Bu büyük krizde umarız Kürt siyaseti de artık gerçekleri görmeye başlar ve sosyalizmin acil bir görev olduğunu ileri süren sınıf hareketiyle oturur konuşur. Bu yıkıntının en altında kalacak olanlar, Türk ve Kürt yoksulları çünkü.

Türk aydınlanmasına küfretmenin, mesela 1923’ü anomali ilan etmenin, felaketimizi derinleştirmekten ve Türkiye toprağından tamamen kopmaktan başka hiçbir anlamı yok. Kürt siyasetinin, ne olursa olsun attığı gerçekten öğretici adımları ise inkâr etmemek önemli. Kürt düşmanlığı, büyük kriz patladığında, sadece Anadolu’da değil, kimilerinin kendisini pek bir güvende saydığı “laik kıyılarda” da taş üstünde taş bırakmayacak çünkü.

İslamcılık ve Türkçülükle mücadelenin altından ancak sosyalist bir sınıf hareketi kalkabilir. Onun dışında, dünyanın resmen kaosa sürüklendiği böyle bir ortamdan feraha çıkmak mümkün değildir. O kaosu biz yükleneceğiz çünkü. Bizler bitirileceğiz. Şu ana kadarki egemen Türk ve Kürt “muhalif” siyaseti, yüksek tansiyon hastasına kan basıncını yükseltecek ilaçlar önermekten ve hatta içirmekten başka bir iş çıkaramadı.

Donald Trump, küresel felaketin nasıl derinleştiğini gösterdi. Bu felaketin tüm ezberleri yürürlükten kaldırması gerekir. Sosyalizmin güncelliği, liberal döküntülerin ürünü tüm ezberlerin iptal edilmesi gerektiğini hatırlatıyor. Yaratıcı ve sosyalist bir sınıf hareketinin dizginleri ele almasını engelleyen herkes bu coğrafyaya ölüm ekiyor.
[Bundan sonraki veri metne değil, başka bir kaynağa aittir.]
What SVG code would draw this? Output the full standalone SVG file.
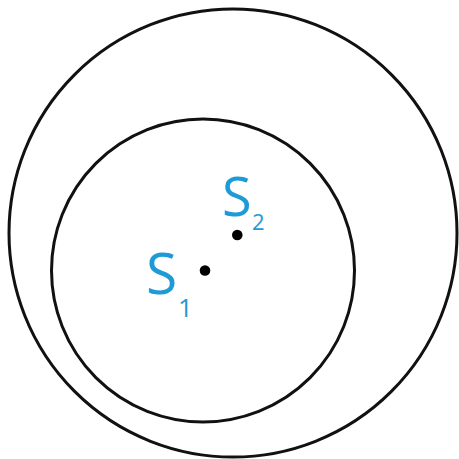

Kuşkusuz, sermayeye ölümü (sosyalizmi) gösterip onu sıtmaya (demokrasi) razı etmek falan da değildir politika...

Yepyeni bir hayat önermek zorundayız.

Ağır bir krizden geçen Batı’nın parlamentoları önünde “Bize müdahale edin, gerekirse asker gönderin de demokrasi gelsin yahu!” diye bağıranların, Erdoğan despotizminin en büyük yardımcıları olduğunu, bu konuda MHP’den ve Mao düşüğü nevzuhur Türkçülerden hiç geri kalmadıklarını görüyoruz. Hep birlikte Türkiye’yi gömüyorlar.

Çok kirli zamanlardan geçiyoruz, çok daha kirli zamanlara itiliyoruz.